The report didn’t find that any specific cases where officers engaged in discriminatory practices, instead revealing a more complex and systemic issue within the MCSO.

“These results collectively suggest systemic bias within the patrol function of the MCSO, rather than the problem being concentrated among a few deputies showing patterns of problematic behavior,” the report said.

“Racial differences in post-stop outcomes is a problem for all deputies participating in the MCSO’s patrol function and cannot be solved by removing a select few deputies engaged in the worst racially biased patterns of behavior.”

History of conflict

The annual reports on the MCSO are a court-mandated measure stemming from the 2007 case Melendres v. Arpaio, where the plaintiff alleged the MCSO was engaging in discriminatory behavior toward Hispanics during immigration sweeps and traffic stops.

In 2013, a judge ruled in favor of the plaintiff and ordered department-wide changes in policy. That included an annual report to collect and analyze traffic stop data.

In 2016, Arpaio was found to be in contempt of court for violating court orders to stop detaining individuals based solely on the suspicion that they were in the country illegally. Before his 2017 sentencing, however, President Donald Trump pardoned the former sheriff, to the delight of supporters and the outrage of opponents and civil-rights activists.

The controversy over treatment of Latinos extended outside the MCSO, to the rest of Arizona and throughout the country.

Arizona emerging from shadows

The 2010 passage of SB 1070, a law allowing police officers to request information regarding the immigration status of anyone arrested or detained under “reasonable suspicion,” affected the world’s view of Arizona.

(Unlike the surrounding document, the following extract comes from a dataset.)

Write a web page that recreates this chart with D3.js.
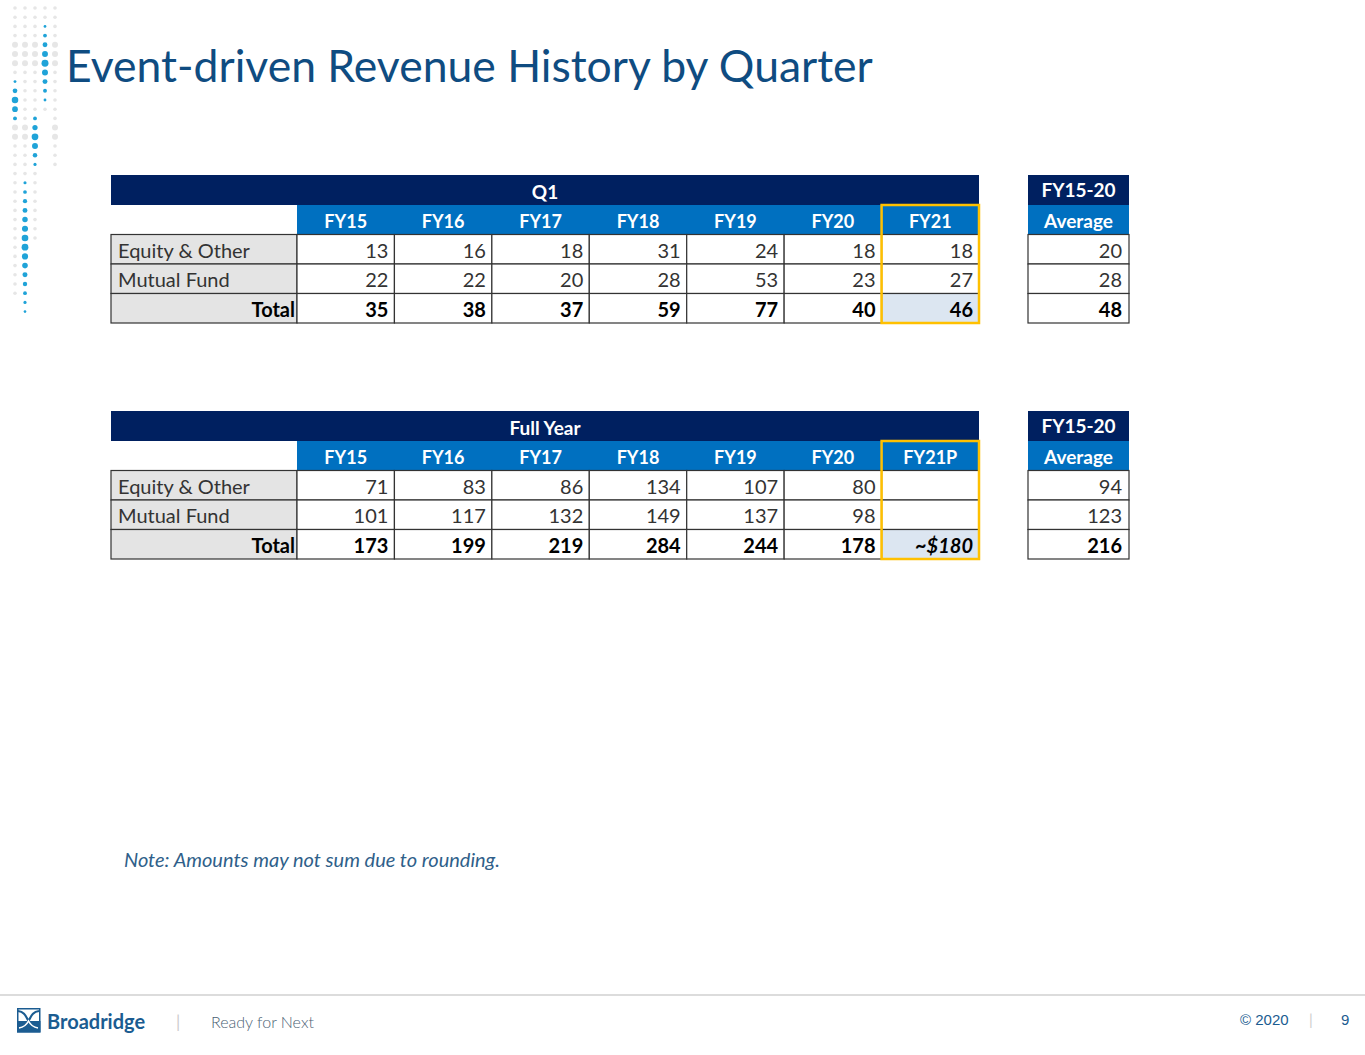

“I remember that day when it passed because I cried all the way home,” Tolleson Mayor Anna Tovar said during a panel discussion at the National Association of Latino Elected Officials, or NALEO, conference in mid-June. She called it “the most stringent and hateful bill that our nation had seen or felt.”

However, NALEO speakers said Arizona’s national reputation is recovering from SB 1070.

Gonzalo De La Melena Jr., president and chief executive of the Arizona Hispanic Chamber of Commerce, said changes in state and local government leaders and the growth of such organizations as the Real Arizona Coalition, where business community and grassroots groups worked together to oppose SB 1070, have helped the state gain distance from a discriminatory label.

But Edward Vargas, a professor with the School of Transborder Studies at Arizona State University, pointed out at the conference that arrest rates and searches remain higher among Hispanic drivers.

“We like to applaud ourselves and pat ourselves on the back for removing Joe Arpaio,” he said, but that doesn’t mean the problem has been solved.

However, several NALEO leaders said the sheriff’s office has a changed attitude under new leadership.

“The tone, the approach that Sheriff Penzone has taken is moving us in a dramatically better direction than we were previously,” Melena said. “We’re grateful for his leadership, his changing of the DNA, of the mantra, if you will. And that’s more reflective of who we are and where we need to go.”